Universal Ingestion
Decoupled ingestion architecture with streaming adapters for CSV, Excel, and external APIs.
The Universal Ingestion system provides a unified interface for importing QuestionnaireSubmission data from diverse external sources (CSV/Excel files, Moodle API, or external third-party APIs).
1. Design Philosophy
- Decoupled Extraction: The logic for reading raw data (CSV, API) is separated from the logic of mapping it to internal institutional dimensions.
- Streaming First: Utilizes
AsyncIterableto handle large datasets (e.g., a 100k row CSV) with low memory overhead. - Fail-Early Parsing: Adapters normalize and validate incoming rows, emitting
IngestionRecord.errorwhen malformed while continuing the stream. - Stateless Adapters: Adapters do not maintain state or perform database writes; they only extract and yield standardized raw records.
2. Component Structure
SourceAdapter
The core interface for all data sources.
export interface SourceAdapter<TPayload, TData = unknown> {
extract(
payload: TPayload,
config: SourceConfiguration,
): AsyncIterable<IngestionRecord<TData>>;
close?(): Promise<void>;
}BaseStreamAdapter
Shared adapter base class for stream-based sources. It handles key normalization and safe cleanup.
- Key normalization:
trim -> lowercase -> remove non-alphanumeric (keep _ and -). - Collision handling: Adds suffixes like
_1,_2when normalized keys collide. - Empty headers: Uses
column_{index}fallback. - Resource cleanup: Destroys the payload stream when iteration completes or aborts.
FileStorageProvider
Storage abstraction for retrieving a NodeJS.ReadableStream by storage key.
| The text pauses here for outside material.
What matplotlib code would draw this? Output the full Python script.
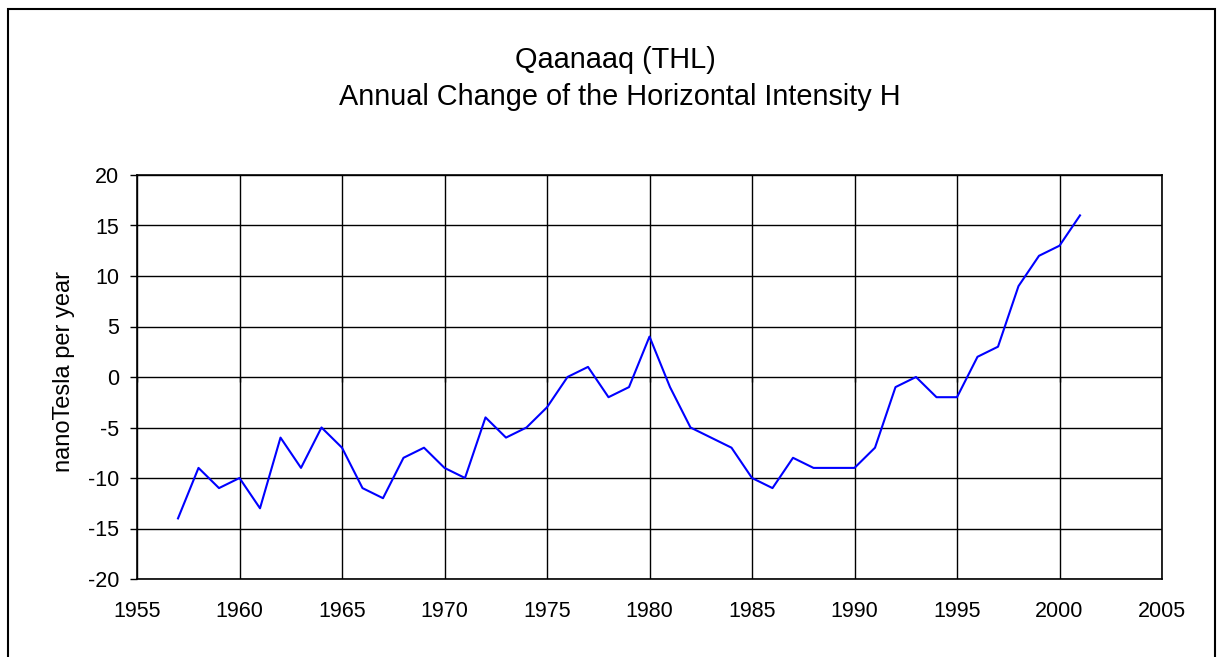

export interface FileStorageProvider {
getStream(storageKey: string): Promise<NodeJS.ReadableStream>;
}IngestionRecord
Standardized wrapper for yielded data, including error tracking.
export interface IngestionRecord<T> {
data?: T;
error?: string;
sourceIdentifier: string | number | Record<string, unknown>;
}SourceAdapterFactory
Resolves the correct adapter implementation based on the SourceType.
- CSV:
${SOURCE_ADAPTER_PREFIX}${SourceType.CSV} - EXCEL:
${SOURCE_ADAPTER_PREFIX}${SourceType.EXCEL} - MOODLE:
${SOURCE_ADAPTER_PREFIX}${SourceType.MOODLE} - API:
${SOURCE_ADAPTER_PREFIX}${SourceType.API}
Adapters are registered in QuestionnaireModule using useExisting bindings for CSVAdapter and ExcelAdapter.
3. Ingestion Flow
The orchestration of the ingestion process is handled by the IngestionEngine. It consumes an AsyncIterable stream from an adapter and manages the following:
- Bounded Concurrency: Uses
p-limitto process multiple records simultaneously (default: 6). - Transactional Isolation: Each record is processed in a forked
EntityManagerand a dedicated transaction. - Speculative Dry-Run: Executes full database logic but rolls back the transaction using a custom
DryRunRollbackError. - Resource Management: Ensures adapters are closed and memory is cleared (
em.clear()) after each record. - Mapping: Leverages
IngestionMapperServicefor institutional context resolution.
CSV Adapter Behavior
- Streaming parser:
csv-parserwith configurabledelimiter,quote,escape, andseparator. - Row indexing:
sourceIdentifieris 1-based, representing data rows after headers. - Column mismatch: Emits an error record when row column counts differ from header count.
CSV Example Config
const config: CSVAdapterConfig = {
delimiter: ',',
quote: '"',
escape: '"',
};Excel Adapter Behavior
- Streaming reader:
exceljsWorkbookReaderfor memory safety. - Sheet selection:
sheetName(string) orsheetIndex(number, 1-based), defaulting to the first sheet. - Row indexing:
sourceIdentifieris 1-based for data rows (header row excluded).
Excel Example Config
const config: ExcelAdapterConfig = {
sheetName: 'Submissions',
// sheetIndex: 1,
};4. Key Configurations
- dryRun: When enabled, the engine validates and processes the entire stream but skips the final database persistence. Returns a full summary of potential successes and errors.
- maxErrors: Threshold for terminating the stream. If errors (parsing or mapping) exceed this limit, the engine halts to prevent massive log bloat or OOM scenarios.